Required task:
Write out each line that follows exactly as it stands, without the pictures.

---------- Dataset extract

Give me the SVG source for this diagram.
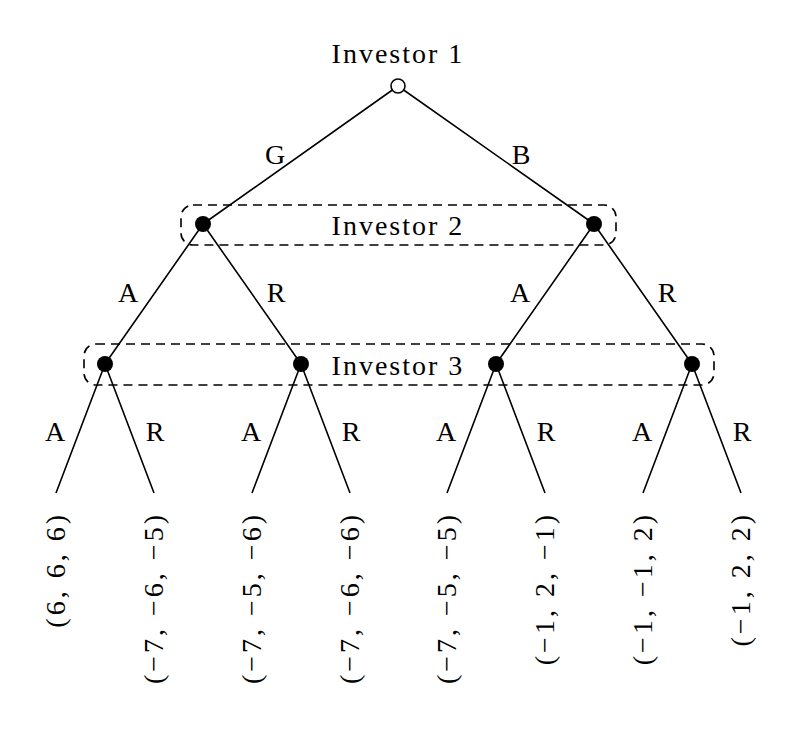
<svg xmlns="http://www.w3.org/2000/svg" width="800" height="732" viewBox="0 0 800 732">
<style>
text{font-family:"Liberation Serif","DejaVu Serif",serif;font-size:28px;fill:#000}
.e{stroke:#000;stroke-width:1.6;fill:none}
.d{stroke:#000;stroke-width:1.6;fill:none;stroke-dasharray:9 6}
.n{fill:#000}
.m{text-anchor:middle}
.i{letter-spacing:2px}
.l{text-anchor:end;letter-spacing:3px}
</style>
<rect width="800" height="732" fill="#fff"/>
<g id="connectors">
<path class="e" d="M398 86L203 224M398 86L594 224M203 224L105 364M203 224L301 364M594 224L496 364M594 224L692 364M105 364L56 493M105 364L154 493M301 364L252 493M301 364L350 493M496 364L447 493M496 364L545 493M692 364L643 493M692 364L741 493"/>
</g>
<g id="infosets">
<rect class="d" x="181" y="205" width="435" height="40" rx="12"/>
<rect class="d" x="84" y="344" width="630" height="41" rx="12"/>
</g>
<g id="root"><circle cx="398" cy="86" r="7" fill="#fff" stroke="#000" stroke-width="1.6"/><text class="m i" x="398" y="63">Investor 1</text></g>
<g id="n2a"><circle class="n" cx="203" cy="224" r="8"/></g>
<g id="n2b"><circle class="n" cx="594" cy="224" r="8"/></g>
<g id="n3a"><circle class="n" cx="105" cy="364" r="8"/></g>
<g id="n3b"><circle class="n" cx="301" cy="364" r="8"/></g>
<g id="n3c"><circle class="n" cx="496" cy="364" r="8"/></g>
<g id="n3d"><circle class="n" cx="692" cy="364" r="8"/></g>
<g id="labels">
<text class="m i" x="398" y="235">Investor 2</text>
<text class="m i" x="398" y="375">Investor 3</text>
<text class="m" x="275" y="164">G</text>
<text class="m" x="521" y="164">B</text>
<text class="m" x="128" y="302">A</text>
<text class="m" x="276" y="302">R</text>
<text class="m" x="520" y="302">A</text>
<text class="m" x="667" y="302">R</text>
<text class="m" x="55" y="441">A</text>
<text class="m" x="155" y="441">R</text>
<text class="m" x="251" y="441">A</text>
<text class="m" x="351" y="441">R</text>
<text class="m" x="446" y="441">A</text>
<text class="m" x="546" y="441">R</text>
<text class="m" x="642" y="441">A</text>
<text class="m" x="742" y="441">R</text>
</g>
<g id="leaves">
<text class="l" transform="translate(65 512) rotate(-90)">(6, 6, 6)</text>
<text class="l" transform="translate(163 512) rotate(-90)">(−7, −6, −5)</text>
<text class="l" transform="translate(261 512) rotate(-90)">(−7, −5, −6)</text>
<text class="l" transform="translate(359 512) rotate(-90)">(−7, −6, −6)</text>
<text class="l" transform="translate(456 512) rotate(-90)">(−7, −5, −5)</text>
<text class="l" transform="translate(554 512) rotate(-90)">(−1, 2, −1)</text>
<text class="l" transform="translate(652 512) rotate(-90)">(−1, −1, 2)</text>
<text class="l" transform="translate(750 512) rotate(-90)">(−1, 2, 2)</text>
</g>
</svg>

--------------------

Answer to the exercise:
Give me the SVG source for this diagram.
<svg xmlns="http://www.w3.org/2000/svg" width="800" height="732" viewBox="0 0 800 732">
<style>
text{font-family:"Liberation Serif","DejaVu Serif",serif;font-size:28px;fill:#000}
.e{stroke:#000;stroke-width:1.6;fill:none}
.d{stroke:#000;stroke-width:1.6;fill:none;stroke-dasharray:9 6}
.n{fill:#000}
.m{text-anchor:middle}
.i{letter-spacing:2px}
.l{text-anchor:end;letter-spacing:3px}
</style>
<rect width="800" height="732" fill="#fff"/>
<g id="connectors">
<path class="e" d="M398 86L203 224M398 86L594 224M203 224L105 364M203 224L301 364M594 224L496 364M594 224L692 364M105 364L56 493M105 364L154 493M301 364L252 493M301 364L350 493M496 364L447 493M496 364L545 493M692 364L643 493M692 364L741 493"/>
</g>
<g id="infosets">
<rect class="d" x="181" y="205" width="435" height="40" rx="12"/>
<rect class="d" x="84" y="344" width="630" height="41" rx="12"/>
</g>
<g id="root"><circle cx="398" cy="86" r="7" fill="#fff" stroke="#000" stroke-width="1.6"/><text class="m i" x="398" y="63">Investor 1</text></g>
<g id="n2a"><circle class="n" cx="203" cy="224" r="8"/></g>
<g id="n2b"><circle class="n" cx="594" cy="224" r="8"/></g>
<g id="n3a"><circle class="n" cx="105" cy="364" r="8"/></g>
<g id="n3b"><circle class="n" cx="301" cy="364" r="8"/></g>
<g id="n3c"><circle class="n" cx="496" cy="364" r="8"/></g>
<g id="n3d"><circle class="n" cx="692" cy="364" r="8"/></g>
<g id="labels">
<text class="m i" x="398" y="235">Investor 2</text>
<text class="m i" x="398" y="375">Investor 3</text>
<text class="m" x="275" y="164">G</text>
<text class="m" x="521" y="164">B</text>
<text class="m" x="128" y="302">A</text>
<text class="m" x="276" y="302">R</text>
<text class="m" x="520" y="302">A</text>
<text class="m" x="667" y="302">R</text>
<text class="m" x="55" y="441">A</text>
<text class="m" x="155" y="441">R</text>
<text class="m" x="251" y="441">A</text>
<text class="m" x="351" y="441">R</text>
<text class="m" x="446" y="441">A</text>
<text class="m" x="546" y="441">R</text>
<text class="m" x="642" y="441">A</text>
<text class="m" x="742" y="441">R</text>
</g>
<g id="leaves">
<text class="l" transform="translate(65 512) rotate(-90)">(6, 6, 6)</text>
<text class="l" transform="translate(163 512) rotate(-90)">(−7, −6, −5)</text>
<text class="l" transform="translate(261 512) rotate(-90)">(−7, −5, −6)</text>
<text class="l" transform="translate(359 512) rotate(-90)">(−7, −6, −6)</text>
<text class="l" transform="translate(456 512) rotate(-90)">(−7, −5, −5)</text>
<text class="l" transform="translate(554 512) rotate(-90)">(−1, 2, −1)</text>
<text class="l" transform="translate(652 512) rotate(-90)">(−1, −1, 2)</text>
<text class="l" transform="translate(750 512) rotate(-90)">(−1, 2, 2)</text>
</g>
</svg>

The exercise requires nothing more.